* [TASK BRIEF]: Leave out the pictures, then output the lines of the records below from the first through the one containing "ax.bar(x, values, width=0.626, color=bar_colors, zorder=3)".

Stored data entries:
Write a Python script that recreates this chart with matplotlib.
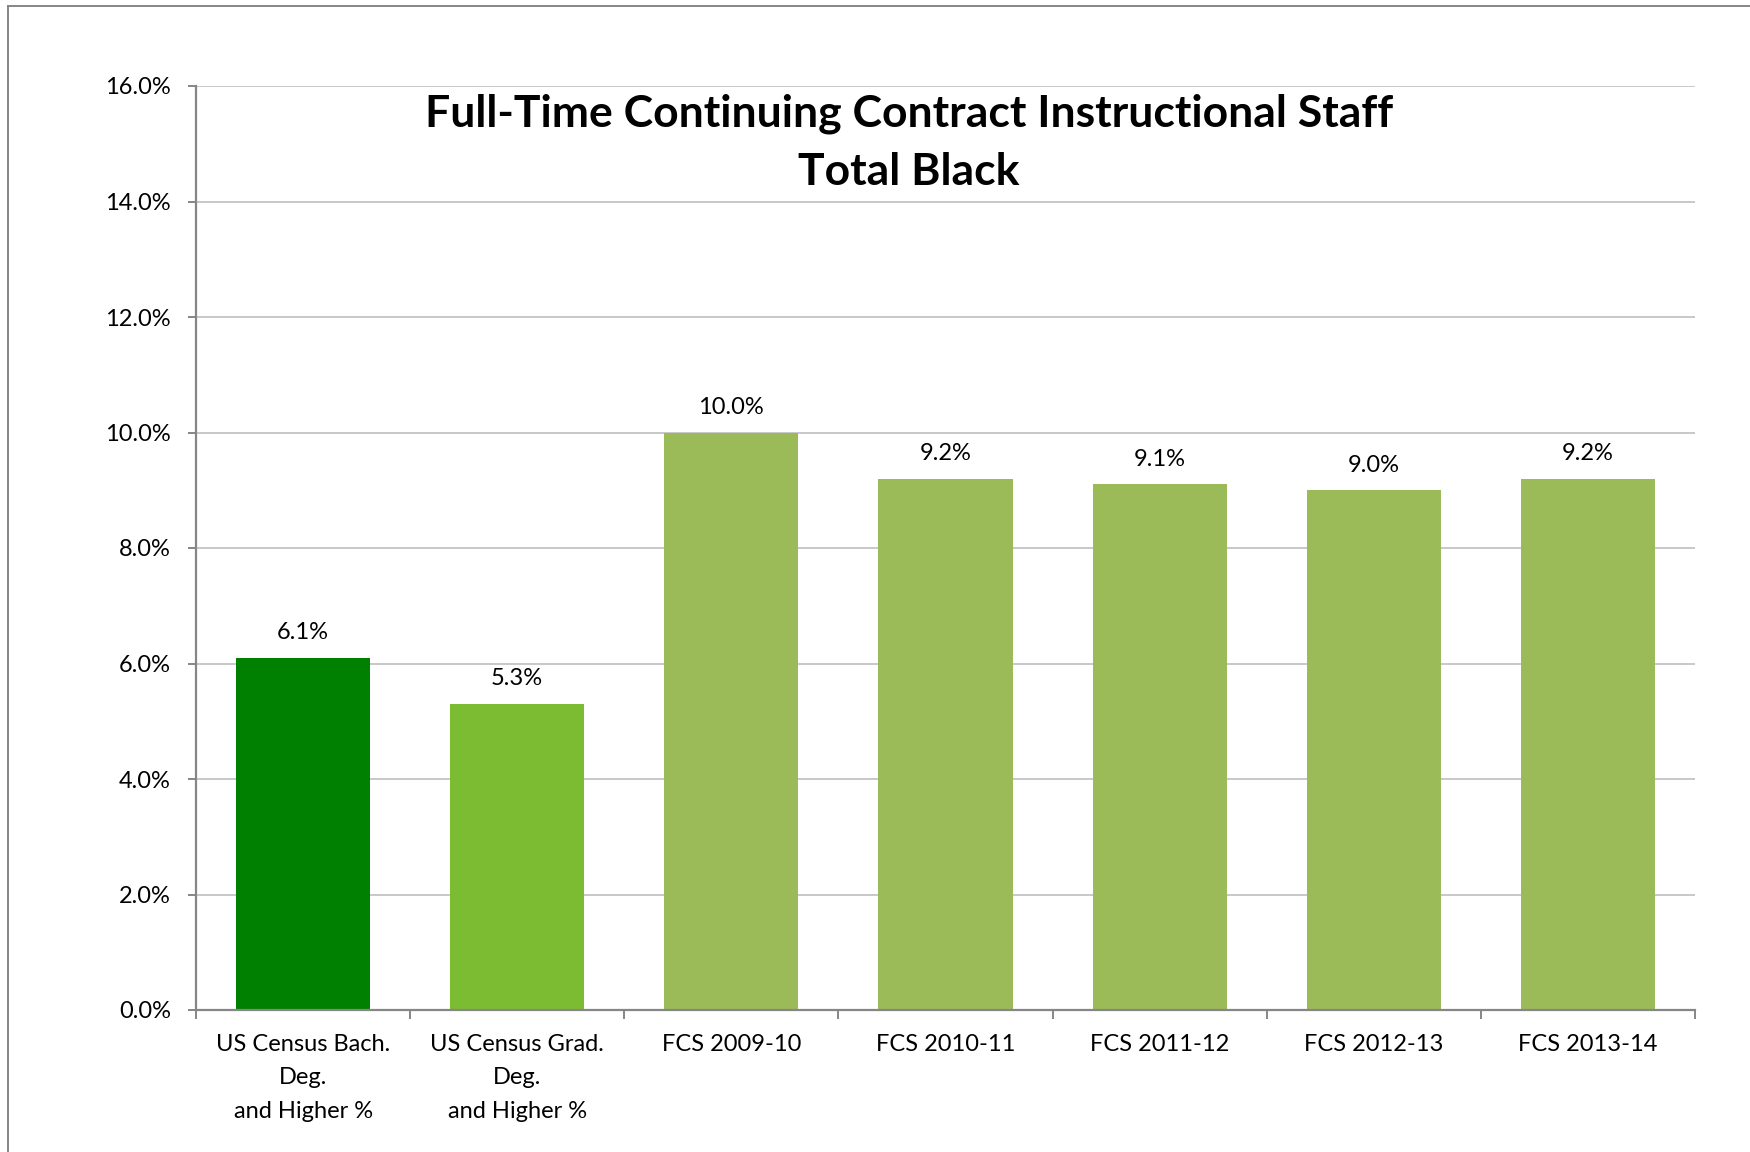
import matplotlib.pyplot as plt
import numpy as np
from matplotlib.lines import Line2D
from matplotlib.ticker import FixedLocator, FuncFormatter

categories = [
    "US Census Bach.\nDeg.\nand Higher %",
    "US Census Grad.\nDeg.\nand Higher %",
    "FCS 2009-10",
    "FCS 2010-11",
    "FCS 2011-12",
    "FCS 2012-13",
    "FCS 2013-14",
]
values = [6.1, 5.3, 10.0, 9.2, 9.1, 9.0, 9.2]
bar_colors = ["#008000", "#7BBC32", "#9BBB59", "#9BBB59", "#9BBB59", "#9BBB59", "#9BBB59"]
title_lines = ["Full-Time Continuing Contract Instructional Staff", "Total Black"]
y_ticks = [0, 2, 4, 6, 8, 10, 12, 14, 16]

FONT = ["Lato", "DejaVu Sans"]
SPINE = "#868686"
GRID = "#BFBFBF"

plt.rcParams["font.family"] = FONT

fig = plt.figure(figsize=(17.5, 11.52), dpi=100)
fig.patch.set_facecolor("white")
ax = fig.add_axes([196 / 1750, 1 - 1010 / 1152, (1695 - 196) / 1750, (1010 - 86) / 1152])

# outer chart border (cut off at right and bottom like the source)
fig.add_artist(Line2D([8 / 1750, 1.01], [1 - 6 / 1152] * 2, color=SPINE, lw=1.4,
                      transform=fig.transFigure))
fig.add_artist(Line2D([8 / 1750] * 2, [-0.01, 1 - 6 / 1152], color=SPINE, lw=1.4,
                      transform=fig.transFigure))

x = np.arange(len(categories))
ax.bar(x, values, width=0.626, color=bar_colors, zorder=3)

for xi, v in zip(x, values):
    ax.annotate(f"{v:.1f}%", (xi, v), xytext=(0, 18), textcoords="offset points",
                ha="center", va="center", fontsize=17, color="black")

ax.set_xlim(-0.5, len(categories) - 0.5)
ax.set_ylim(0, 16)
ax.set_yticks(y_ticks)
ax.yaxis.set_major_formatter(FuncFormatter(lambda v, _: f"{v:.1f}%"))
ax.grid(axis="y", color=GRID, lw=1.2, zorder=0)

ax.set_xticks(x)
ax.set_xticklabels(categories, fontsize=17, linespacing=1.75)
ax.xaxis.set_minor_locator(FixedLocator(np.arange(-0.5, len(categories), 1.0)))
ax.tick_params(axis="x", which="major", length=0, pad=17)
ax.tick_params(axis="x", which="minor", length=6.5, width=1.4, color=SPINE, direction="out")
ax.tick_params(axis="y", length=6, width=1.4, color=SPINE, pad=12, labelsize=17)

for side in ("top", "right"):
    ax.spines[side].set_visible(False)
for side in ("left", "bottom"):
    ax.spines[side].set_color(SPINE)
    ax.spines[side].set_linewidth(1.6)
    ax.spines[side].set_zorder(4)

fig.text(909 / 1750, 1 - 114 / 1152, title_lines[0], ha="center", va="center",
         fontsize=32, fontweight="bold")
fig.text(909 / 1750, 1 - 172 / 1152, title_lines[1], ha="center", va="center",
         fontsize=32, fontweight="bold")

fig.savefig("out.png", dpi=100, facecolor="white")
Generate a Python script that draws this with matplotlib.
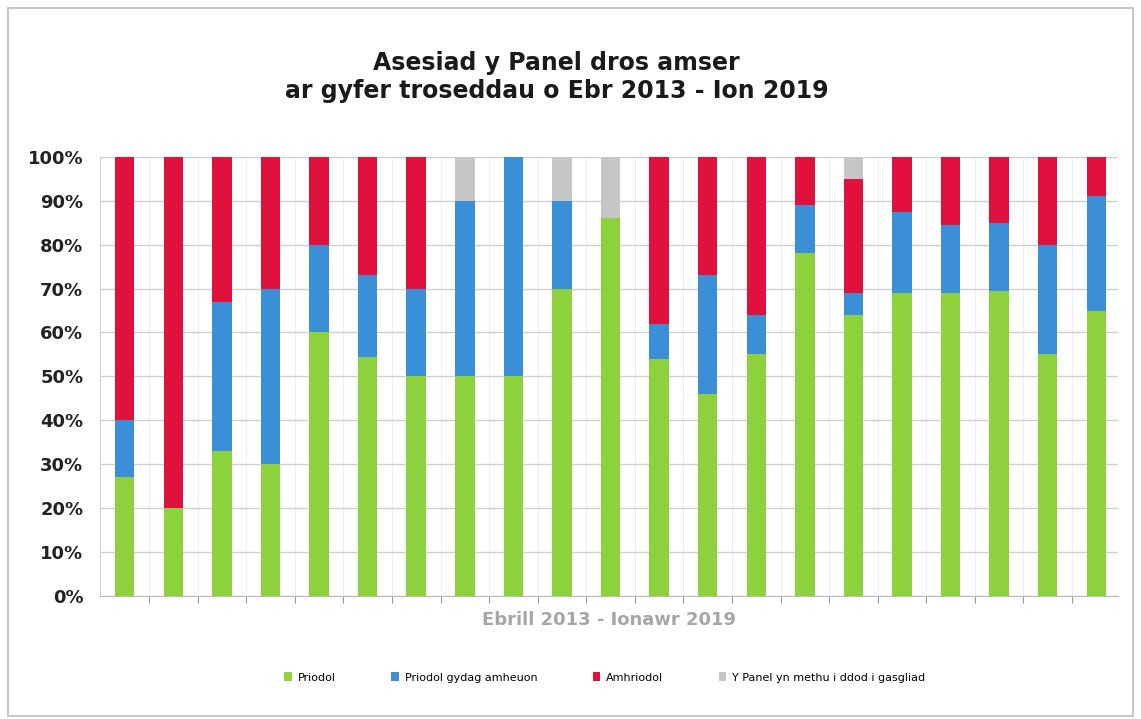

* [SOLUTION TO THIS EXERCISE]:
Write a Python script that recreates this chart with matplotlib.
import matplotlib.pyplot as plt
import numpy as np
from matplotlib.lines import Line2D
from matplotlib.ticker import FixedLocator, FuncFormatter

categories = [
    "US Census Bach.\nDeg.\nand Higher %",
    "US Census Grad.\nDeg.\nand Higher %",
    "FCS 2009-10",
    "FCS 2010-11",
    "FCS 2011-12",
    "FCS 2012-13",
    "FCS 2013-14",
]
values = [6.1, 5.3, 10.0, 9.2, 9.1, 9.0, 9.2]
bar_colors = ["#008000", "#7BBC32", "#9BBB59", "#9BBB59", "#9BBB59", "#9BBB59", "#9BBB59"]
title_lines = ["Full-Time Continuing Contract Instructional Staff", "Total Black"]
y_ticks = [0, 2, 4, 6, 8, 10, 12, 14, 16]

FONT = ["Lato", "DejaVu Sans"]
SPINE = "#868686"
GRID = "#BFBFBF"

plt.rcParams["font.family"] = FONT

fig = plt.figure(figsize=(17.5, 11.52), dpi=100)
fig.patch.set_facecolor("white")
ax = fig.add_axes([196 / 1750, 1 - 1010 / 1152, (1695 - 196) / 1750, (1010 - 86) / 1152])

# outer chart border (cut off at right and bottom like the source)
fig.add_artist(Line2D([8 / 1750, 1.01], [1 - 6 / 1152] * 2, color=SPINE, lw=1.4,
                      transform=fig.transFigure))
fig.add_artist(Line2D([8 / 1750] * 2, [-0.01, 1 - 6 / 1152], color=SPINE, lw=1.4,
                      transform=fig.transFigure))

x = np.arange(len(categories))
ax.bar(x, values, width=0.626, color=bar_colors, zorder=3)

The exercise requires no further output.